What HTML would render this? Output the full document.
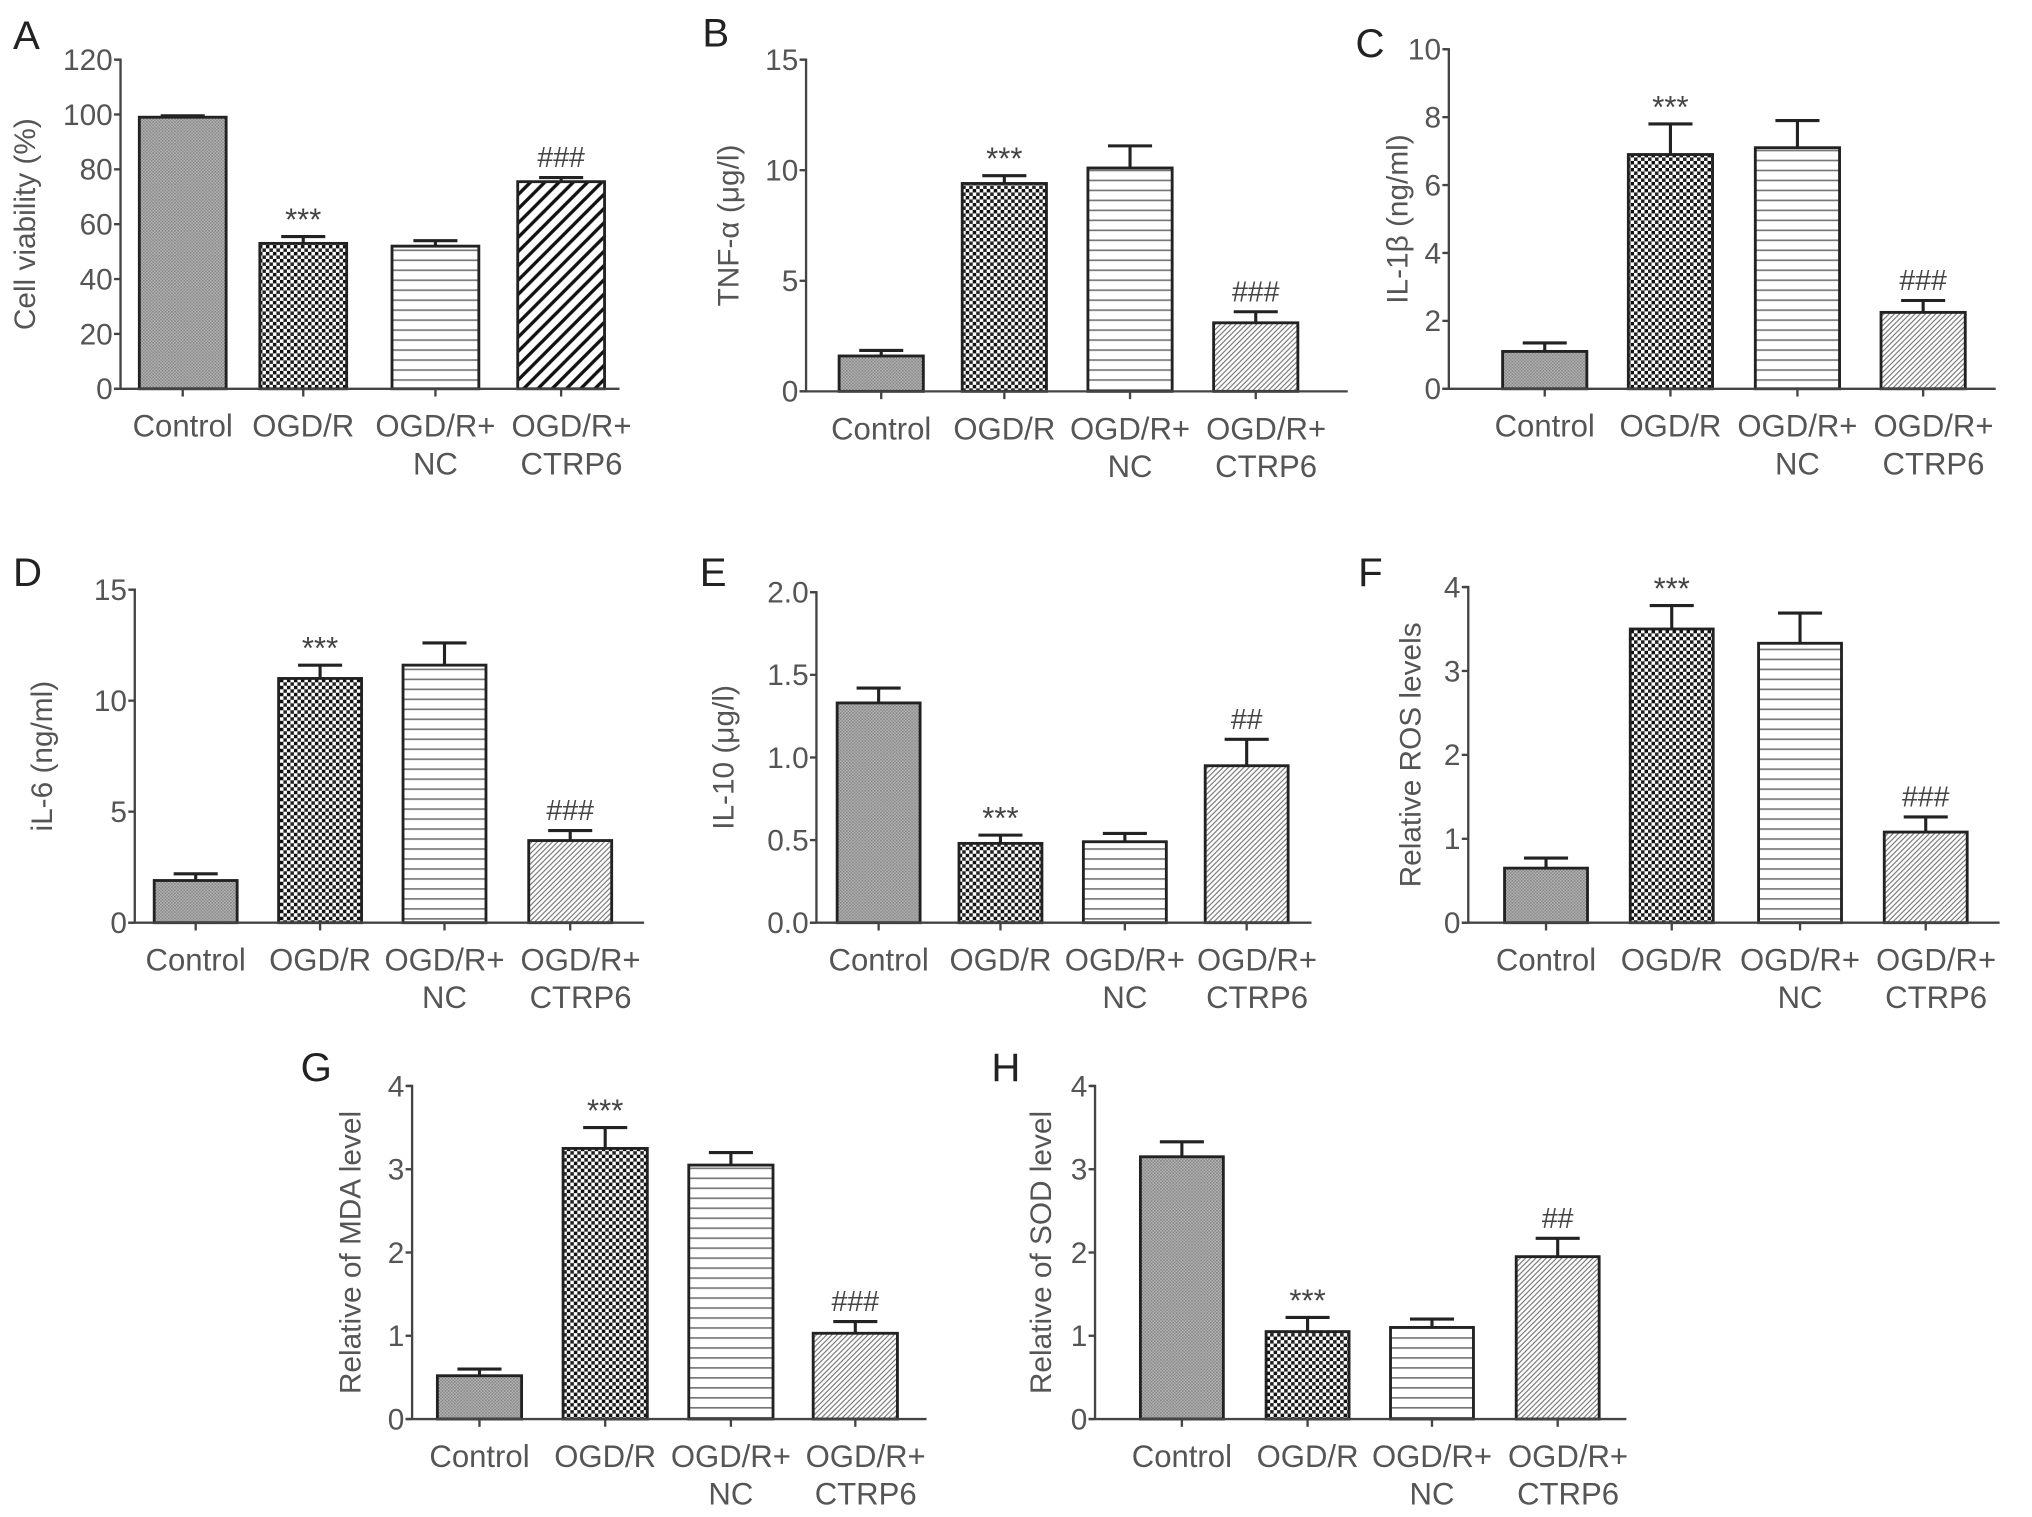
<!DOCTYPE html>
<html><head><meta charset="utf-8"><style>
html,body{margin:0;padding:0;background:#fff;}
svg{display:block;font-family:"Liberation Sans",sans-serif;}
</style></head><body>
<svg id="fig" width="2032" height="1517" viewBox="0 0 1568 1170.6" xmlns="http://www.w3.org/2000/svg">
<defs>
<pattern id="pCtrl" width="2.4" height="2.4" patternUnits="userSpaceOnUse">
<rect width="2.4" height="2.4" fill="#b8b8b8"/><rect width="1.2" height="1.2" fill="#808080"/><rect x="1.2" y="1.2" width="1.2" height="1.2" fill="#888"/>
</pattern>
<pattern id="pOgd" width="5.4" height="5.4" patternUnits="userSpaceOnUse">
<rect width="5.4" height="5.4" fill="#fff"/><rect width="2.7" height="2.7" fill="#111"/><rect x="2.7" y="2.7" width="2.7" height="2.7" fill="#222"/>
</pattern>
<pattern id="pNc" width="8" height="7.7" patternUnits="userSpaceOnUse">
<rect width="8" height="7.7" fill="#fff"/><rect y="0" width="8" height="1.3" fill="#777"/>
</pattern>
<pattern id="pCt" width="4" height="4" patternUnits="userSpaceOnUse">
<rect width="4" height="4" fill="#fff"/><path d="M-1,1 l2,-2 M0,4 l4,-4 M3,5 l2,-2" stroke="#777" stroke-width="0.9"/>
</pattern>
<pattern id="pCtA" width="11" height="11" patternUnits="userSpaceOnUse">
<rect width="11" height="11" fill="#fff"/><path d="M-2,2 l4,-4 M0,11 l11,-11 M9,13 l4,-4" stroke="#111" stroke-width="2.6"/>
</pattern>
</defs>
<g id="root"></g>
</svg>
<script>
const categories = ["Control", "OGD/R", "OGD/R+|NC", "OGD/R+|CTRP6"];
const aVals = [99, 53, 52, 75.5];
const aErr = [0.5, 2.5, 2, 1.5];
const aTicks = [0, 20, 40, 60, 80, 100, 120];
const bVals = [1.6, 9.4, 10.1, 3.1];
const bErr = [0.25, 0.35, 1.0, 0.5];
const bTicks = [0, 5, 10, 15];
const cVals = [1.1, 6.9, 7.1, 2.25];
const cErr = [0.25, 0.9, 0.8, 0.35];
const cTicks = [0, 2, 4, 6, 8, 10];
const dVals = [1.9, 11.0, 11.6, 3.7];
const dErr = [0.3, 0.6, 1.0, 0.45];
const dTicks = [0, 5, 10, 15];
const eVals = [1.33, 0.48, 0.49, 0.95];
const eErr = [0.09, 0.05, 0.05, 0.16];
const eTicks = ["0.0", "0.5", "1.0", "1.5", "2.0"];
const fVals = [0.65, 3.5, 3.33, 1.08];
const fErr = [0.12, 0.28, 0.36, 0.18];
const fTicks = [0, 1, 2, 3, 4];
const gVals = [0.52, 3.25, 3.05, 1.03];
const gErr = [0.08, 0.25, 0.15, 0.14];
const gTicks = [0, 1, 2, 3, 4];
const hVals = [3.15, 1.05, 1.1, 1.95];
const hErr = [0.18, 0.17, 0.1, 0.22];
const hTicks = [0, 1, 2, 3, 4];
const annotations = ["", "***", "", "###"];
const annotationsEH = ["", "***", "", "##"];

const panels = [
 {id:"a",letter:"A",lx:10,ly:38,ax:93,y0:300,yt:46,xe:478,c:[141,234,336,433],bw:67,vals:aVals,err:aErr,ticks:aTicks,ylab:"Cell viability (%)",ylx:27,ctA:true,ann:annotations},
 {id:"b",letter:"B",lx:542,ly:36,ax:622,y0:302,yt:46,xe:1040,c:[680,775,872,969],bw:65,vals:bVals,err:bErr,ticks:bTicks,ylab:"TNF-α (μg/l)",ylx:570,ann:annotations},
 {id:"c",letter:"C",lx:1046,ly:44,ax:1118,y0:300,yt:38,xe:1540,c:[1192,1289,1387,1484],bw:65,vals:cVals,err:cErr,ticks:cTicks,ylab:"IL-1β (ng/ml)",ylx:1086,ann:annotations},
 {id:"d",letter:"D",lx:10,ly:452,ax:104,y0:712,yt:455,xe:497,c:[151,247,343,440],bw:64,vals:dVals,err:dErr,ticks:dTicks,ylab:"iL-6 (ng/ml)",ylx:40,ann:annotations},
 {id:"e",letter:"E",lx:540,ly:452,ax:630,y0:712,yt:457,xe:1012,c:[678,772,868,962],bw:64,vals:eVals,err:eErr,ticks:eTicks,ylab:"IL-10 (μg/l)",ylx:566,ann:annotationsEH},
 {id:"f",letter:"F",lx:1048,ly:452,ax:1133,y0:712,yt:453,xe:1543,c:[1193,1290,1389,1486],bw:64,vals:fVals,err:fErr,ticks:fTicks,ylab:"Relative ROS levels",ylx:1096,ann:annotations},
 {id:"g",letter:"G",lx:232,ly:834,ax:318,y0:1095,yt:838,xe:715,c:[370,467,564,660],bw:65,vals:gVals,err:gErr,ticks:gTicks,ylab:"Relative of MDA level",ylx:278,ann:annotations},
 {id:"h",letter:"H",lx:765,ly:834,ax:845,y0:1095,yt:838,xe:1255,c:[912,1009,1105,1202],bw:64,vals:hVals,err:hErr,ticks:hTicks,ylab:"Relative of SOD level",ylx:811,ann:annotationsEH}
];
const NS="http://www.w3.org/2000/svg";
const root=document.getElementById("root");
function mk(tag,attrs,parent,txt){const e=document.createElementNS(NS,tag);for(const k in attrs)e.setAttribute(k,attrs[k]);if(txt!==undefined)e.textContent=txt;parent.appendChild(e);return e;}
const TXT="#555", AX="#444";
panels.forEach(p=>{
 const g=mk("g",{},root);
 
 
 const tmax=parseFloat(p.ticks[p.ticks.length-1]);
 const y=v=>p.y0-(v/tmax)*(p.y0-p.yt);
 const lt=mk("text",{x:p.lx,y:p.ly,"font-size":31,fill:"#222"},g,p.letter);
 
 
 p.vals.forEach((v,i)=>{
  const fill=i==0?"url(#pCtrl)":i==1?"url(#pOgd)":i==2?"url(#pNc)":(p.ctA?"url(#pCtA)":"url(#pCt)");
  const top=y(v), ey=y(v+p.err[i]);
  const eb=mk("path",{d:`M${p.c[i]},${top} V${ey} M${p.c[i]-17},${ey} H${p.c[i]+17}`,stroke:"#222","stroke-width":2.4,fill:"none"},g);
  
  
  const r=mk("rect",{x:p.c[i]-p.bw/2,y:top,width:p.bw,height:p.y0-top,fill:fill,stroke:"#222","stroke-width":2.2},g);
  
  
  if(p.ann[i]){
   const t=mk("text",{x:p.c[i],y:ey-(p.ann[i][0]=="*"?5:8),"text-anchor":"middle","font-size":p.ann[i][0]=="*"?24:22,fill:"#444"},g,p.ann[i]);
   
   
  }
 });
 const ya=mk("path",{d:`M${p.ax-4},${p.yt} H${p.ax} V${p.y0}`,stroke:AX,"stroke-width":1.8,fill:"none"},g);
 
 
 const xa=mk("path",{d:`M${p.ax-5},${p.y0} H${p.xe}`,stroke:AX,"stroke-width":1.8,fill:"none"},g);
 
 
 p.ticks.forEach(tk=>{
  const ty=y(parseFloat(tk));
  mk("path",{d:`M${p.ax-5},${ty} H${p.ax}`,stroke:AX,"stroke-width":1.8},g);
  const t=mk("text",{x:p.ax-6,y:ty+8,"text-anchor":"end","font-size":23,fill:TXT},g,String(tk));
  
  
 });
 categories.forEach((c,i)=>{
  mk("path",{d:`M${p.c[i]},${p.y0} V${p.y0+6}`,stroke:AX,"stroke-width":1.8},g);
  const parts=c.split("|");
  parts.forEach((s,j)=>{
   const t=mk("text",{x:p.c[i]+(i==3?8:0),y:p.y0+37+j*29,"text-anchor":"middle","font-size":24,fill:TXT},g,s);
   
   
  });
 });
 const cy=(p.y0+p.yt)/2;
 const yl=mk("text",{x:p.ylx,y:cy,"text-anchor":"middle","font-size":23,fill:TXT,transform:`rotate(-90 ${p.ylx} ${cy})`},g,p.ylab);
 
 
});
</script>
</body></html>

==============================

To do — Pick out each line above that includes "document" and show it.

Solved exercise —
What HTML would render this? Output the full document.
const root=document.getElementById("root");
function mk(tag,attrs,parent,txt){const e=document.createElementNS(NS,tag);for(const k in attrs)e.setAttribute(k,attrs[k]);if(txt!==undefined)e.textContent=txt;parent.appendChild(e);return e;}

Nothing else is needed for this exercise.